Dossier: Stress et détente

«Le manque de temps était un facteur de stress»

De nos jours, les femmes peuvent concilier vie privée et vie professionnelle, le tout en parfaite harmonie: c’est ce que pensait Sibylle Stillhart jusqu’à ce que son plan échoue.

Texte: Helwi Braunmiller, Julie Freudiger / Photos: Kostas Maros

«Entre les enfants et le travail, mes journées étaient pleines à craquer et pénibles: nos petits garçons nous réveillaient jusqu’à quatre fois par nuit, mon mari et moi. Tôt le matin, je préparais le petit-déjeuner, habillais les enfants, me précipitais à la crèche et les y abandonnais souvent en pleurs parce qu’ils n’aimaient pas y aller. J’arrivais au bureau trempée de sueur et stressée, généralement la dernière. Pour compenser mon retard, je travaillais sans pause jusqu’à ce que ce soit l’heure d’aller rechercher les enfants, toujours en 4e vitesse. Puis c’était le cortège des courses, du repas du soir, les rituels pour mettre les enfants au lit, le rangement et les lessives. La même cadence acharnée se répétait inexorablement, nuit après nuit, jour après jour.

«Je n’avais plus de temps pour moi.»
Sibylle Stillhart

Je n’avais pas une minute à moi et étais trop exténuée pour faire des choses qui m’auraient fait du bien. Mon mari, m’aidant bien sûr comme il pouvait, réduisit son taux d’activité à 85%. Mais comme il travaillait dans une autre ville et perdait beaucoup de temps en trajets quotidiens, la majeure partie des tâches ménagères me revenaient. Dans mon idée préconçue de la parentalité, j’avais omis l’aspect suivant: les enfants, aussi magnifiques soient-ils, représentent beaucoup de travail et un surplus considérable de tâches ménagères. De plus, j’étais écartelée entre les attentes de mon employeur et les besoins de mes fils – mon bien-être avait été relégué aux oubliettes.

Lorsque j’ai raconté à ma gynécologue que j’étais épuisée, elle a hoché la tête et m’a dit: ‹Démissionnez›. J’étais un peu indignée: moi, une femme au foyer? Ne suis-je pas résistante au stress comme tout le monde? Pourquoi suis-je si exténuée? Jusque-là, je n’avais tout simplement pas osé remettre en cause le tandem vie de famille et vie professionnelle. Il est de bon ton de croire que les personnes qui passent beaucoup de temps au bureau sont plus performantes. Or, les mères ne peuvent pas se le permettre.
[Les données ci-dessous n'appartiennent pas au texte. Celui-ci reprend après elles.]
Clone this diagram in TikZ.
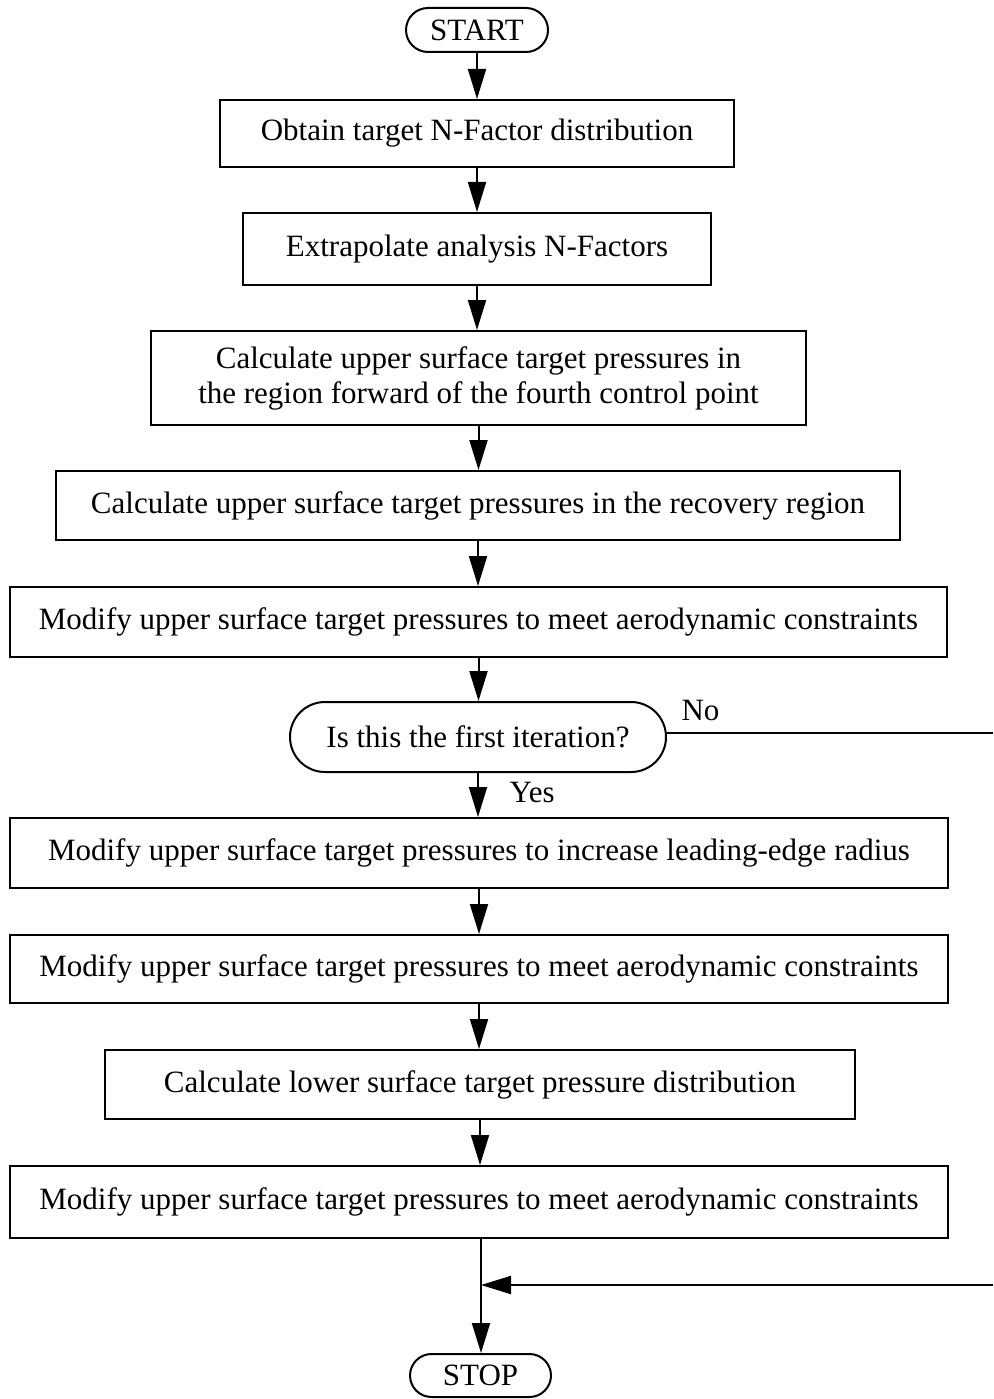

«Je peux aujourd’hui prendre le temps nécessaire pour refaire le plein d’énergie.»
Sibylle Stillhart

Le conseil de mon médecin m’a obsédée. Lorsque j’ai eu un nouveau chef et que j’ai été encore plus malheureuse au travail, j’ai claqué la porte. Le soulagement a été immense. Aujourd’hui, je travaille comme journaliste indépendante et viens de publier mon deuxième livre. Travailler à domicile peut être une expérience solitaire et réduire le budget familial, en revanche, l’on n’est plus en proie à la concurrence féroce qui sévit dans beaucoup d’entreprises et qui épuise notre énergie. Aujourd’hui, je travaille avec des personnes bien disposées à mon égard.

Bien sûr, je me sens encore souvent fatiguée, mais ai gagné en flexibilité. Je peux prendre le temps nécessaire pour refaire le plein d’énergie. En principe deux à trois heures par semaines me suffisent: je vais à la piscine, fais du yoga ou retrouve une amie pour le déjeuner. Et notre famille s’est agrandie! J’ai toujours rêvé d’avoir un troisième enfant. Avant, ç’aurait été inimaginable, je n’aurais tout simplement pas pu.»

Sibylle Stillhart, 45 ans, est journaliste indépendante, écrivaine et mère de trois garçons. Elle vit à Berne et s’offre régulièrement des petits moments de détente.